TASK TO CARRY OUT: Print exactly the lines from the first one down to the line that contains "from bokeh.resources import INLINE", both included, and skip the pictures.

Entries from a dataset

········

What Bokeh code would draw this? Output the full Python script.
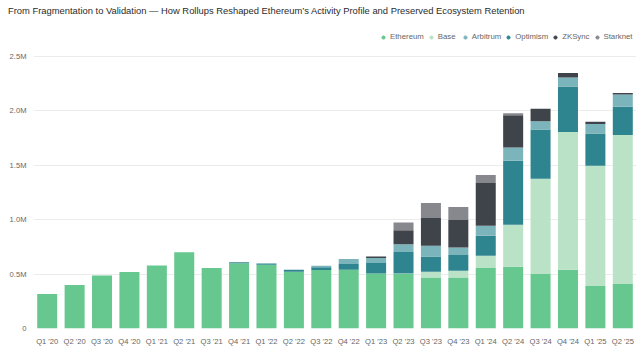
from bokeh.plotting import figure
from bokeh.models import (Legend, LegendItem, ColumnDataSource, FactorRange, FixedTicker,
                          CustomJSTickFormatter, Div)
from bokeh.layouts import column
from bokeh.embed import file_html
from bokeh.resources import INLINE

quarters = ["Q1 '20", "Q2 '20", "Q3 '20", "Q4 '20", "Q1 '21", "Q2 '21", "Q3 '21", "Q4 '21",
            "Q1 '22", "Q2 '22", "Q3 '22", "Q4 '22", "Q1 '23", "Q2 '23", "Q3 '23", "Q4 '23",
            "Q1 '24", "Q2 '24", "Q3 '24", "Q4 '24", "Q1 '25", "Q2 '25"]

# values in millions
ethereum = [0.316, 0.40, 0.487, 0.52, 0.58, 0.70, 0.555, 0.60, 0.585, 0.521, 0.537, 0.54,
            0.505, 0.50, 0.469, 0.469, 0.555, 0.567, 0.50, 0.54, 0.39, 0.408]
base = [0, 0, 0, 0, 0, 0, 0, 0, 0, 0, 0, 0,
        0, 0.005, 0.052, 0.062, 0.114, 0.386, 0.876, 1.266, 1.106, 1.37]
arbitrum = [0, 0, 0, 0, 0, 0, 0, 0, 0, 0, 0.015, 0.046,
            0.046, 0.071, 0.098, 0.07, 0.092, 0.122, 0.077, 0.083, 0.086, 0.113]
optimism = [0, 0, 0, 0, 0, 0, 0, 0.008, 0.012, 0.02, 0.025, 0.052,
            0.096, 0.199, 0.141, 0.144, 0.184, 0.588, 0.453, 0.419, 0.297, 0.26]
zksync = [0, 0, 0, 0, 0, 0, 0, 0, 0, 0, 0, 0,
          0.015, 0.129, 0.255, 0.252, 0.392, 0.298, 0.113, 0.04, 0.021, 0.013]
starknet = [0, 0, 0, 0, 0, 0, 0, 0, 0, 0, 0, 0,
            0, 0.071, 0.138, 0.119, 0.074, 0.018, 0.0, 0.0, 0.0, 0.0]

title_text = ("From Fragmentation to Validation \u2014 How Rollups Reshaped Ethereum\u2019s "
              "Activity Profile and Preserved Ecosystem Retention")
legend_order = ["Ethereum", "Base", "Arbitrum", "Optimism", "ZKSync", "Starknet"]
stack_order = ["Ethereum", "Base", "Optimism", "Arbitrum", "ZKSync", "Starknet"]
palette = {"Ethereum": "#66c78f", "Base": "#b9e2c7", "Arbitrum": "#7cb4bc",
           "Optimism": "#2e8590", "ZKSync": "#3f434a", "Starknet": "#86888d"}
y_ticks = [0, 0.5, 1.0, 1.5, 2.0, 2.5]

source = ColumnDataSource(dict(q=quarters, Ethereum=ethereum, Base=base, Arbitrum=arbitrum,
                               Optimism=optimism, ZKSync=zksync, Starknet=starknet))

FONT = "Liberation Sans"
HEADER = 19          # height of the title strip
BOTTOM = 29
H = 357 - HEADER     # figure height
frame_h = H - BOTTOM
y_end = 2.5 * frame_h / 272.0   # keep 2.5M gridline ~56px from the page top

header = Div(text=title_text, width=600, height=HEADER, margin=(0, 0, 0, 8),
             styles={"font-family": FONT, "font-size": "9.4px", "color": "#2b2b2b",
                     "line-height": "17px", "padding-top": "2px", "white-space": "nowrap"})

p = figure(width=641, height=H, x_range=FactorRange(*quarters), y_range=(0, y_end),
           output_backend="svg", toolbar_location=None,
           min_border_left=33, min_border_right=5, min_border_bottom=BOTTOM, min_border_top=0)
p.x_range.range_padding = 0
p.outline_line_color = None

p.vbar_stack(stack_order, x="q", width=0.73, color=[palette[s] for s in stack_order],
             source=source, line_color=None)

items = []
for name in legend_order:
    # hidden marker (below the visible y range) used only as legend glyph
    r = p.scatter(x=[quarters[0]], y=[-1], marker="circle", size=5, color=palette[name])
    items.append(LegendItem(label=name, renderers=[r]))
legend = Legend(items=items, orientation="horizontal", location=(346, 287),
                border_line_alpha=0, background_fill_alpha=0,
                label_text_font=FONT, label_text_font_size="7.8px", label_text_color="#666666",
                glyph_width=8, glyph_height=8, label_standoff=3, spacing=3,
                padding=0, margin=0, label_height=8)
p.add_layout(legend)

p.yaxis.ticker = FixedTicker(ticks=y_ticks)
p.yaxis.formatter = CustomJSTickFormatter(code="return tick == 0 ? '0' : tick.toFixed(1) + 'M';")
for ax in (p.xaxis[0], p.yaxis[0]):
    ax.axis_line_color = None
    ax.major_tick_line_color = None
    ax.minor_tick_line_color = None
    ax.major_tick_out = 0
    ax.major_tick_in = 0
    ax.major_label_text_font = FONT
    ax.major_label_text_font_size = "7.6px"
    ax.major_label_text_color = "#666666"
p.xaxis.major_label_standoff = 8
p.yaxis.major_label_standoff = 7
p.xgrid.grid_line_color = None
p.ygrid.grid_line_color = "#ececec"
p.ygrid.ticker = FixedTicker(ticks=y_ticks)

layout = column(header, p, spacing=0)
open("out.html", "w").write(file_html(layout, INLINE))
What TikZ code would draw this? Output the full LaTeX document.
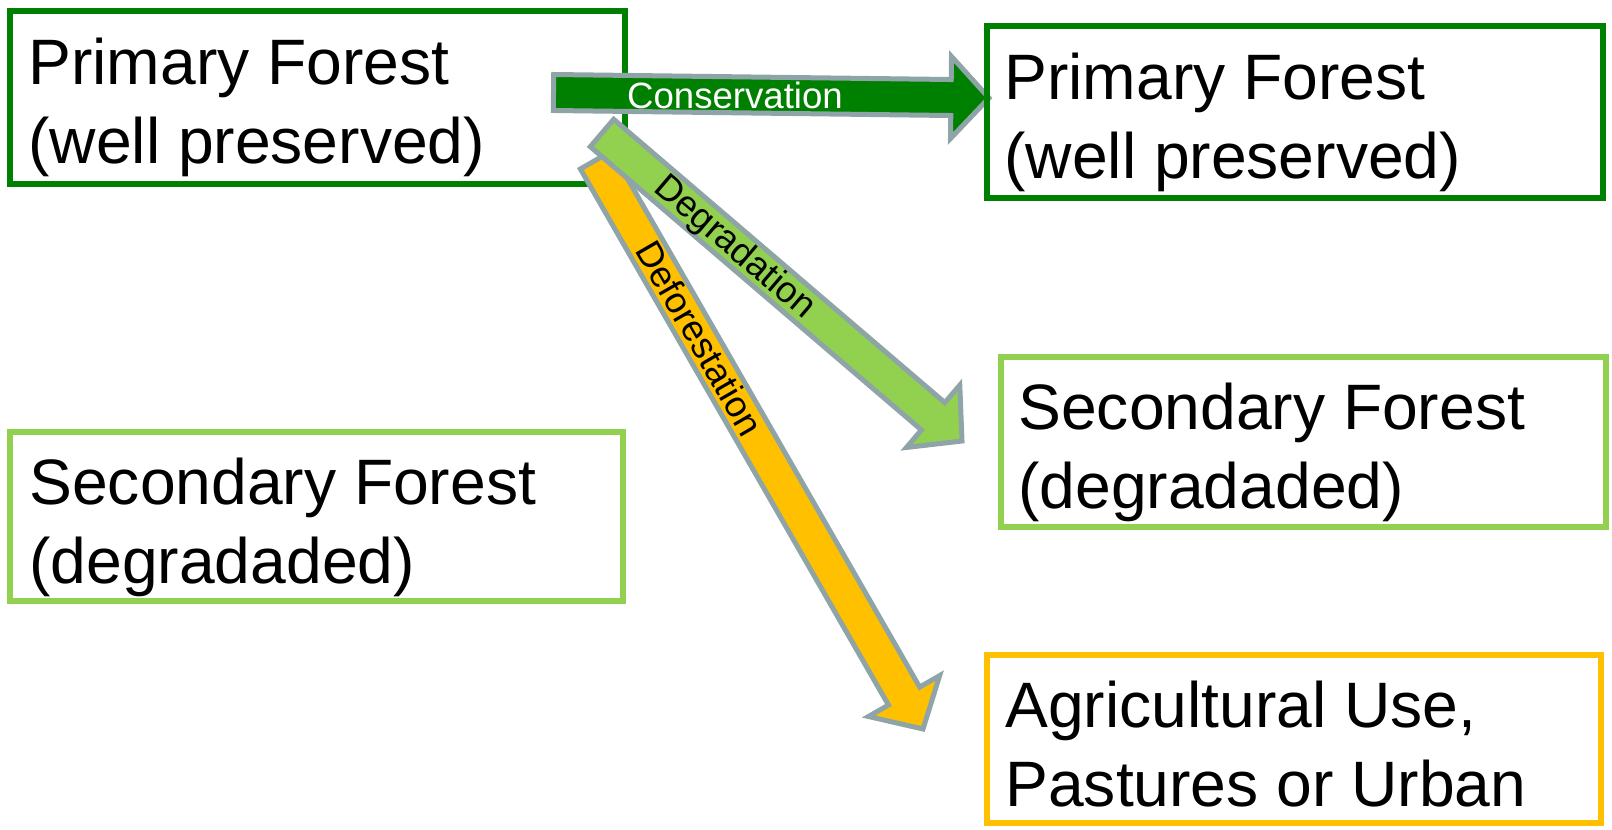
\documentclass[tikz,border=0pt]{standalone}
\usepackage{fontspec}
\setmainfont{Liberation Sans}
\usetikzlibrary{calc}
\definecolor{dkgreen}{RGB}{0,128,0}
\definecolor{ltgreen}{RGB}{146,208,80}
\definecolor{agorange}{RGB}{255,192,0}
\definecolor{edgegray}{RGB}{142,164,167}
\newcommand{\blockarr}[3]{%
  \coordinate (#1q) at ($(#2)!19pt!(#1)$);
  \draw[arrowline, fill=#3] ($(#1)!9pt!90:(#2)$) -- ($(#1q)!9pt!90:(#2)$) -- ($(#1q)!20.5pt!90:(#2)$) -- (#2) -- ($(#1q)!20.5pt!-90:(#2)$) -- ($(#1q)!9pt!-90:(#2)$) -- ($(#1)!9pt!-90:(#2)$) -- cycle;}
\tikzset{
  box/.style={draw=#1, line width=3pt, rectangle, inner sep=0pt},
  boxtext/.style={font=\fontsize{32.1}{39.5}\selectfont, align=left, anchor=base west, inner sep=0pt},
  arrowline/.style={draw=edgegray, line width=2.5pt, line join=miter},
  arrlabel/.style={font=\fontsize{18.3}{21}\selectfont, inner sep=0pt},
}
\begin{document}
\begin{tikzpicture}[x=0.5pt,y=-0.5pt]
\useasboundingbox (0,0) rectangle (1612,830);
% left boxes
\node[box=dkgreen, minimum width=307.5pt, minimum height=86.5pt] (pf1) at (317.5,97.5) {};
\node[box=ltgreen, minimum width=306.5pt, minimum height=84.5pt] (sf1) at (316.5,516.5) {};
\node[boxtext] (t1) at (28,163) {Primary Forest\\(well preserved)};
\node[boxtext] (t3) at (29,583) {Secondary Forest\\(degradaded)};
% arrow end points
\coordinate (o0) at (596,160);
\coordinate (o1) at (923,729);
\coordinate (g0) at (602,133);
\coordinate (g1) at (962,441);
\coordinate (c0) at (553.5,92.5);
\coordinate (c1) at (989,98);
\blockarr{o0}{o1}{agorange}
\blockarr{g0}{g1}{ltgreen}
\blockarr{c0}{c1}{dkgreen}
\node[arrlabel, text=white] (lc) at (735,95) {Conservation};
\node[arrlabel, rotate=-40.5] (lg) at (734,248) {Degradation};
\node[arrlabel, rotate=-60] (lo) at (700,338) {Deforestation};
% right boxes
\node[box=dkgreen, minimum width=308pt, minimum height=86pt] (pf2) at (1295,112) {};
\node[box=ltgreen, minimum width=302.5pt, minimum height=85pt] (sf2) at (1303.5,442) {};
\node[box=agorange, minimum width=307pt, minimum height=84pt] (ag) at (1294,739) {};
\node[boxtext] (t2) at (1004,178) {Primary Forest\\(well preserved)};
\node[boxtext] (t4) at (1018,508) {Secondary Forest\\(degradaded)};
\node[boxtext] (t5) at (1005,806) {Agricultural Use,\\Pastures or Urban};
\end{tikzpicture}
\end{document}
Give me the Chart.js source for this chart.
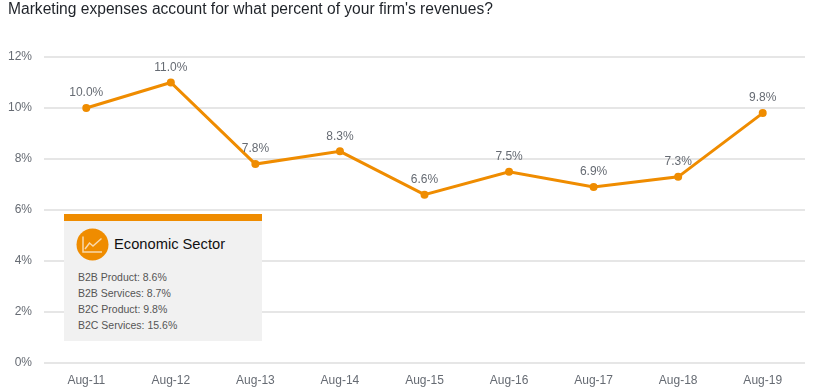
<!DOCTYPE html>
<html>
<head>
<meta charset="utf-8">
<script src="https://cdn.jsdelivr.net/npm/chart.js@4"></script>
<style>
  html, body { margin: 0; padding: 0; background: #fff; }
  body { width: 825px; height: 392px; position: relative; overflow: hidden; font-family: "Liberation Sans", sans-serif; }
  #chart-wrap { position: absolute; left: 0; top: 0; width: 825px; height: 392px; }
  .title { position: absolute; left: 8px; top: -1px; font-size: 15.6px; line-height: 20px; color: #1f2329; white-space: nowrap; }
  .panel { position: absolute; left: 64px; top: 214px; width: 198px; height: 127px; background: #f1f1f1; border-top: 7px solid #ef8c00; box-sizing: border-box; }
  .panel svg { position: absolute; left: 12px; top: 7px; }
  .panel .head { position: absolute; left: 50px; top: 13px; font-size: 14.7px; line-height: 20px; color: #111; white-space: nowrap; }
  .panel ul { position: absolute; left: 14px; top: 48px; margin: 0; padding: 0; list-style: none; font-size: 10.5px; line-height: 16px; color: #555; white-space: nowrap; }
</style>
</head>
<body>
<div id="chart-wrap"><canvas id="myChart" width="825" height="392"></canvas></div>
<div class="title">Marketing expenses account for what percent of your firm's revenues?</div>
<div class="panel">
  <svg width="33" height="33" viewBox="0 0 33 33">
    <circle cx="16.5" cy="16.5" r="16" fill="#ef8c00"/>
    <path d="M7 8.5V24H26" fill="none" stroke="#f9d9ac" stroke-width="1.5"/>
    <path d="M9 21L13.5 15L17 18L25.5 10.5" fill="none" stroke="#f9d9ac" stroke-width="1.5"/>
  </svg>
  <div class="head">Economic Sector</div>
  <ul id="sector-list"></ul>
</div>
<script>
const categories = ["Aug-11", "Aug-12", "Aug-13", "Aug-14", "Aug-15", "Aug-16", "Aug-17", "Aug-18", "Aug-19"];
const values = [10.0, 11.0, 7.8, 8.3, 6.6, 7.5, 6.9, 7.3, 9.8];
const sectorNames = ["B2B Product", "B2B Services", "B2C Product", "B2C Services"];
const sectorValues = [8.6, 8.7, 9.8, 15.6];

const orange = "#ef8c00";
const fontFamily = '"Liberation Sans", sans-serif';

document.getElementById("sector-list").innerHTML = sectorNames
  .map((name, i) => `<li>${name}: ${sectorValues[i].toFixed(1)}%</li>`)
  .join("");

// no datalabels plugin available, so the value labels are drawn here
const valueLabels = {
  id: "valueLabels",
  afterDatasetsDraw(chart) {
    const ctx = chart.ctx;
    ctx.save();
    ctx.font = "12px " + fontFamily;
    ctx.fillStyle = "#666b73";
    ctx.textAlign = "center";
    ctx.textBaseline = "middle";
    chart.getDatasetMeta(0).data.forEach((pt, i) => {
      ctx.fillText(values[i].toFixed(1) + "%", pt.x, pt.y - 15);
    });
    ctx.restore();
  },
};

new Chart(document.getElementById("myChart").getContext("2d"), {
  type: "line",
  data: {
    labels: categories,
    datasets: [
      {
        data: values,
        borderColor: orange,
        borderWidth: 3,
        backgroundColor: orange,
        pointRadius: 4,
        pointBackgroundColor: orange,
        pointBorderWidth: 0,
        tension: 0,
      },
    ],
  },
  options: {
    responsive: false,
    animation: false,
    layout: { padding: { top: 57, right: 20, left: 0, bottom: 0 } },
    plugins: { legend: { display: false }, tooltip: { enabled: false } },
    scales: {
      x: {
        offset: true,
        grid: { display: false },
        border: { display: false },
        ticks: { color: "#666b73", font: { size: 12, family: fontFamily }, padding: 2, maxRotation: 0 },
        afterFit(scale) {
          scale.height = 29;
        },
      },
      y: {
        min: 0,
        max: 12,
        grid: { color: "#e6e6e6", lineWidth: 2, drawTicks: false },
        border: { display: false },
        ticks: {
          stepSize: 2,
          color: "#666b73",
          font: { size: 12, family: fontFamily },
          padding: 12,
          callback: (v) => v + "%",
        },
        afterFit(scale) {
          scale.width = 44;
        },
      },
    },
  },
  plugins: [valueLabels],
});
</script>
</body>
</html>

········

THE SOLUTION:
What Bokeh code would draw this? Output the full Python script.
from bokeh.plotting import figure
from bokeh.models import (Legend, LegendItem, ColumnDataSource, FactorRange, FixedTicker,
                          CustomJSTickFormatter, Div)
from bokeh.layouts import column
from bokeh.embed import file_html
from bokeh.resources import INLINE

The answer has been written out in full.